The request
Skip the pictures. Reproduce all other material exactly.

Supplied information
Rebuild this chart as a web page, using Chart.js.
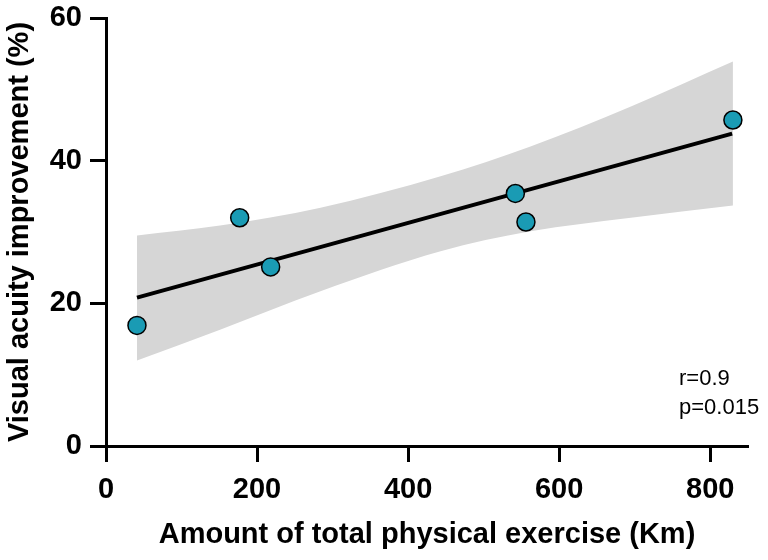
<!DOCTYPE html>
<html>
<head>
<meta charset="utf-8">
<script src="https://cdn.jsdelivr.net/npm/chart.js@4.4.1/dist/chart.umd.min.js"></script>
<style>
  html, body { margin: 0; padding: 0; background: #ffffff; }
  #wrap { width: 768px; height: 560px; }
</style>
</head>
<body>
<div id="wrap"><canvas id="c" width="768" height="560"></canvas></div>
<script>
// ---- data ----
const exerciseKm = [41, 177, 218, 542, 556, 830];
const acuityImprovement = [16.9, 32.0, 25.1, 35.4, 31.4, 45.7];

const fitLineX = [41, 829];
const fitLineY = [20.8, 43.8];

const bandX = [41, 151, 284, 443, 562, 695, 830];
const bandUpper = [29.5, 30.9, 33.4, 37.8, 42.0, 47.6, 53.9];
const bandLower = [12.0, 16.3, 21.7, 27.3, 30.1, 32.0, 33.7];

const xTicks = [0, 200, 400, 600, 800];
const yTicks = [0, 20, 40, 60];

const xTitle = 'Amount of total physical exercise (Km)';
const yTitle = 'Visual acuity improvement (%)';
const statLines = ['r=0.9', 'p=0.015'];

// ---- build chart ----
const toPts = (xs, ys) => xs.map((x, i) => ({ x: x, y: ys[i] }));
const FONT = "'Liberation Sans', Arial, sans-serif";

const statsPlugin = {
  id: 'stats',
  afterDatasetsDraw(chart) {
    const { ctx, chartArea } = chart;
    ctx.save();
    ctx.fillStyle = '#000';
    ctx.font = '22px ' + FONT;
    ctx.textAlign = 'left';
    ctx.textBaseline = 'alphabetic';
    statLines.forEach((t, i) => {
      ctx.fillText(t, chartArea.right - 69, chartArea.bottom - 61 + i * 29);
    });
    ctx.restore();
  }
};

new Chart(document.getElementById('c'), {
  type: 'scatter',
  data: {
    datasets: [
      {
        label: 'lower',
        data: toPts(bandX, bandLower),
        showLine: true,
        borderWidth: 0,
        borderColor: 'rgba(0,0,0,0)',
        pointRadius: 0,
        cubicInterpolationMode: 'monotone',
        fill: false,
        order: 4
      },
      {
        label: 'upper',
        data: toPts(bandX, bandUpper),
        showLine: true,
        borderWidth: 0,
        borderColor: 'rgba(0,0,0,0)',
        backgroundColor: '#d6d6d6',
        pointRadius: 0,
        cubicInterpolationMode: 'monotone',
        fill: 0,
        order: 3
      },
      {
        label: 'fit',
        data: toPts(fitLineX, fitLineY),
        showLine: true,
        borderColor: '#000',
        borderWidth: 4,
        pointRadius: 0,
        fill: false,
        order: 2
      },
      {
        label: 'data',
        data: toPts(exerciseKm, acuityImprovement),
        pointRadius: 9,
        pointBackgroundColor: '#1a9bb4',
        pointBorderColor: '#000',
        pointBorderWidth: 1.5,
        showLine: false,
        order: 1
      }
    ]
  },
  options: {
    responsive: false,
    animation: false,
    devicePixelRatio: 1,
    layout: { padding: { top: 18, right: 20, left: 0, bottom: 0 } },
    plugins: {
      legend: { display: false },
      tooltip: { enabled: false }
    },
    scales: {
      x: {
        type: 'linear',
        min: 0,
        max: 850,
        afterBuildTicks: (s) => { s.ticks = xTicks.map(v => ({ value: v })); },
        afterFit: (s) => { s.height = 114; s.paddingLeft = 0; s.paddingRight = 0; },
        border: { display: true, color: '#000', width: 3 },
        grid: { display: true, drawOnChartArea: false, drawTicks: true, tickLength: 16, tickWidth: 3, tickColor: '#000' },
        ticks: { color: '#000', font: { family: FONT, size: 29, weight: 'bold' }, padding: 11, maxRotation: 0 },
        title: { display: true, text: xTitle, color: '#000', font: { family: FONT, size: 29, weight: 'bold' }, padding: { top: 0, bottom: 8 } }
      },
      y: {
        type: 'linear',
        min: 0,
        max: 60,
        afterBuildTicks: (s) => { s.ticks = yTicks.map(v => ({ value: v })); },
        afterFit: (s) => { s.width = 106; s.paddingTop = 0; s.paddingBottom = 0; },
        border: { display: true, color: '#000', width: 3 },
        grid: { display: true, drawOnChartArea: false, drawTicks: true, tickLength: 16, tickWidth: 3, tickColor: '#000' },
        ticks: { color: '#000', font: { family: FONT, size: 29, weight: 'bold' }, padding: 8 },
        title: { display: true, text: yTitle, color: '#000', font: { family: FONT, size: 29, weight: 'bold' }, padding: { top: 3, bottom: 0 } }
      }
    }
  },
  plugins: [statsPlugin]
});
</script>
</body>
</html>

Response
Rebuild this chart as a web page, using Chart.js.
<!DOCTYPE html>
<html>
<head>
<meta charset="utf-8">
<script src="https://cdn.jsdelivr.net/npm/chart.js@4.4.1/dist/chart.umd.min.js"></script>
<style>
  html, body { margin: 0; padding: 0; background: #ffffff; }
  #wrap { width: 768px; height: 560px; }
</style>
</head>
<body>
<div id="wrap"><canvas id="c" width="768" height="560"></canvas></div>
<script>
// ---- data ----
const exerciseKm = [41, 177, 218, 542, 556, 830];
const acuityImprovement = [16.9, 32.0, 25.1, 35.4, 31.4, 45.7];

const fitLineX = [41, 829];
const fitLineY = [20.8, 43.8];

const bandX = [41, 151, 284, 443, 562, 695, 830];
const bandUpper = [29.5, 30.9, 33.4, 37.8, 42.0, 47.6, 53.9];
const bandLower = [12.0, 16.3, 21.7, 27.3, 30.1, 32.0, 33.7];

const xTicks = [0, 200, 400, 600, 800];
const yTicks = [0, 20, 40, 60];

const xTitle = 'Amount of total physical exercise (Km)';
const yTitle = 'Visual acuity improvement (%)';
const statLines = ['r=0.9', 'p=0.015'];

// ---- build chart ----
const toPts = (xs, ys) => xs.map((x, i) => ({ x: x, y: ys[i] }));
const FONT = "'Liberation Sans', Arial, sans-serif";

const statsPlugin = {
  id: 'stats',
  afterDatasetsDraw(chart) {
    const { ctx, chartArea } = chart;
    ctx.save();
    ctx.fillStyle = '#000';
    ctx.font = '22px ' + FONT;
    ctx.textAlign = 'left';
    ctx.textBaseline = 'alphabetic';
    statLines.forEach((t, i) => {
      ctx.fillText(t, chartArea.right - 69, chartArea.bottom - 61 + i * 29);
    });
    ctx.restore();
  }
};

new Chart(document.getElementById('c'), {
  type: 'scatter',
  data: {
    datasets: [
      {
        label: 'lower',
        data: toPts(bandX, bandLower),
        showLine: true,
        borderWidth: 0,
        borderColor: 'rgba(0,0,0,0)',
        pointRadius: 0,
        cubicInterpolationMode: 'monotone',
        fill: false,
        order: 4
      },
      {
        label: 'upper',
        data: toPts(bandX, bandUpper),
        showLine: true,
        borderWidth: 0,
        borderColor: 'rgba(0,0,0,0)',
        backgroundColor: '#d6d6d6',
        pointRadius: 0,
        cubicInterpolationMode: 'monotone',
        fill: 0,
        order: 3
      },
      {
        label: 'fit',
        data: toPts(fitLineX, fitLineY),
        showLine: true,
        borderColor: '#000',
        borderWidth: 4,
        pointRadius: 0,
        fill: false,
        order: 2
      },
      {
        label: 'data',
        data: toPts(exerciseKm, acuityImprovement),
        pointRadius: 9,
        pointBackgroundColor: '#1a9bb4',
        pointBorderColor: '#000',
        pointBorderWidth: 1.5,
        showLine: false,
        order: 1
      }
    ]
  },
  options: {
    responsive: false,
    animation: false,
    devicePixelRatio: 1,
    layout: { padding: { top: 18, right: 20, left: 0, bottom: 0 } },
    plugins: {
      legend: { display: false },
      tooltip: { enabled: false }
    },
    scales: {
      x: {
        type: 'linear',
        min: 0,
        max: 850,
        afterBuildTicks: (s) => { s.ticks = xTicks.map(v => ({ value: v })); },
        afterFit: (s) => { s.height = 114; s.paddingLeft = 0; s.paddingRight = 0; },
        border: { display: true, color: '#000', width: 3 },
        grid: { display: true, drawOnChartArea: false, drawTicks: true, tickLength: 16, tickWidth: 3, tickColor: '#000' },
        ticks: { color: '#000', font: { family: FONT, size: 29, weight: 'bold' }, padding: 11, maxRotation: 0 },
        title: { display: true, text: xTitle, color: '#000', font: { family: FONT, size: 29, weight: 'bold' }, padding: { top: 0, bottom: 8 } }
      },
      y: {
        type: 'linear',
        min: 0,
        max: 60,
        afterBuildTicks: (s) => { s.ticks = yTicks.map(v => ({ value: v })); },
        afterFit: (s) => { s.width = 106; s.paddingTop = 0; s.paddingBottom = 0; },
        border: { display: true, color: '#000', width: 3 },
        grid: { display: true, drawOnChartArea: false, drawTicks: true, tickLength: 16, tickWidth: 3, tickColor: '#000' },
        ticks: { color: '#000', font: { family: FONT, size: 29, weight: 'bold' }, padding: 8 },
        title: { display: true, text: yTitle, color: '#000', font: { family: FONT, size: 29, weight: 'bold' }, padding: { top: 3, bottom: 0 } }
      }
    }
  },
  plugins: [statsPlugin]
});
</script>
</body>
</html>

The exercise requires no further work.